Letter from T. L. Livermore

License Plates – April 2000 – Colorado Central Magazine

How will we know how many fingers to use when we wave at other Colorado drivers?

Ed:

The first thing I think every time I see one of Colorado’s new license plates is, “God, those plates are ugly!” I thought we tried this experiment once before, only to promptly return to green mountains and white letters.

And while I’m as dismayed as you by the trauma of no longer knowing who my neighbors are by the cut of their jib (or the lettering of their license plate), I have actually been in training for this moment for a few years, ever since I purchased a maroon Tracker like everyone else in town, and opted for vanity plates so I could find mine in the college parking lot after a basketball game.

This actually has worked very well over the years (as long as I remember it’s the Tracker I’m driving and don’t spend all my time searching for my truck), but . . .

But when I head for the Front Range or parts away from home, I occasionally pass a car with Gunnison County plates. “Ah, a kindred spirit,” I think, and then sadly realize that I’m the only one of the two of us that knows that, because my vanity plates don’t tell anyone where I’m from. It’s even more mortifying when I’m actually in Denver: Do you suppose these people think I live here?

Now we’re all going to be in this same boat (or driving down this same stretch of highway). None of us will know which drivers to wave at and which to flip off, because we’re all one big happy state instead of 63 little sects.

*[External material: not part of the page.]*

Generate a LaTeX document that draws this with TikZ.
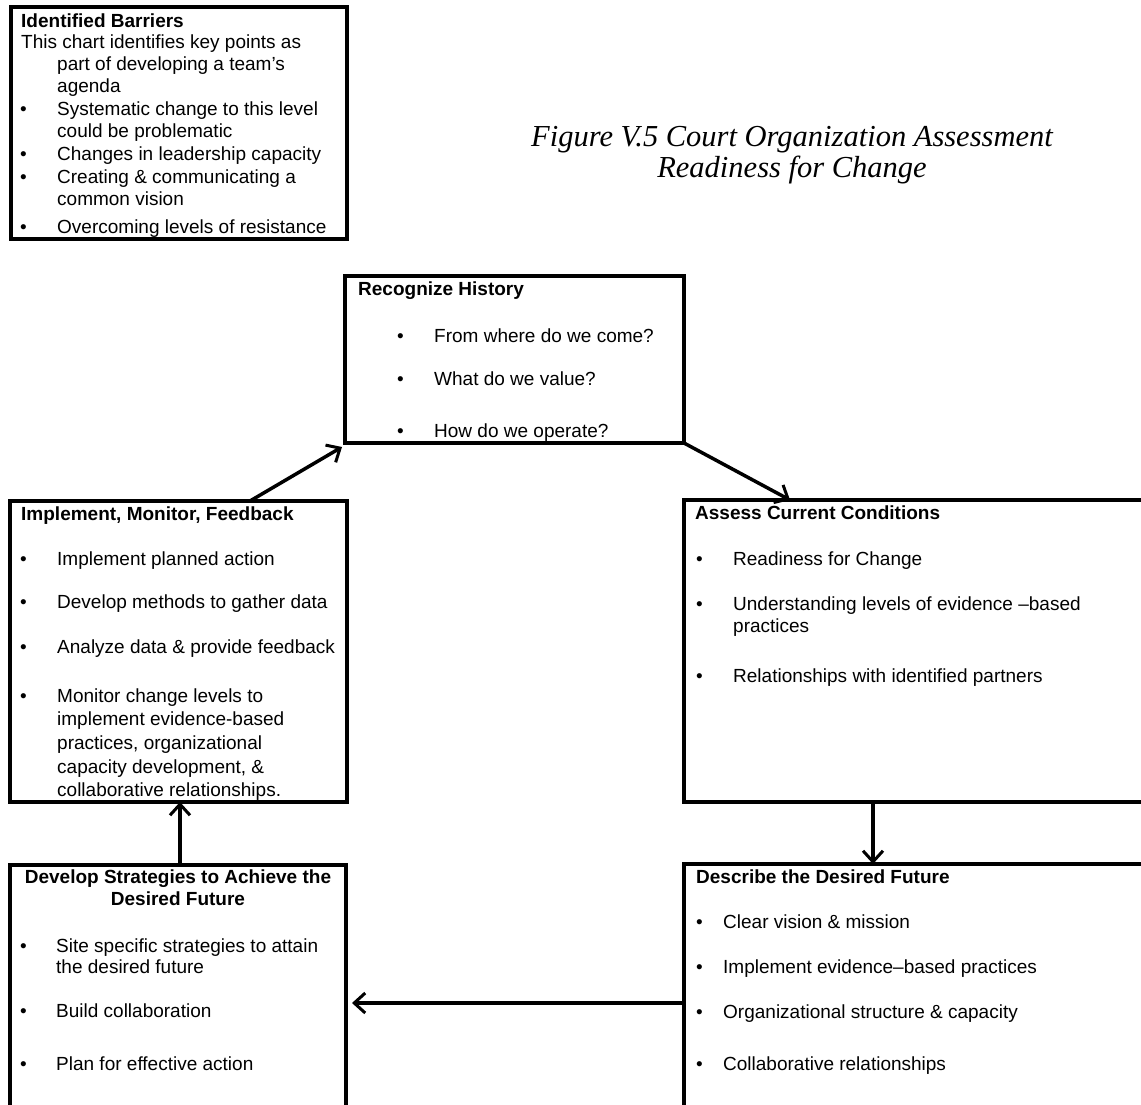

The part that really saddens me about this whole thing is that come September, I’ll probably have to turn in the truck plates I’ve had since 1984, because my “dash YD” comes after the number, not before it. I’ve had these plates since 1984, but it wasn’t until 1997 that I realized the significance of my number; it’s the same as the serial number of the USS Enterprise from Star Trek: 1701. How can the state possibly ask me to give this up?

So maybe I am one of these weird Coloradans who obsesses way too much over license plates. I must say, I think the ugly new ones are much more readable (albeit still extremely ugly) than the seven-unit plates on the road today, and nicer than the unreadable truck plates they started fobbing off on people a few years ago, but I’m still throwing in with the curmudgeon camp, convinced that it was better the way it was.

Thanks for the entertaining article and sidebars.

T.L. Livermore

T DBL L

1701-YD (which means you can tell I’m from Gunnison County) Soon to be faceless in the crowd.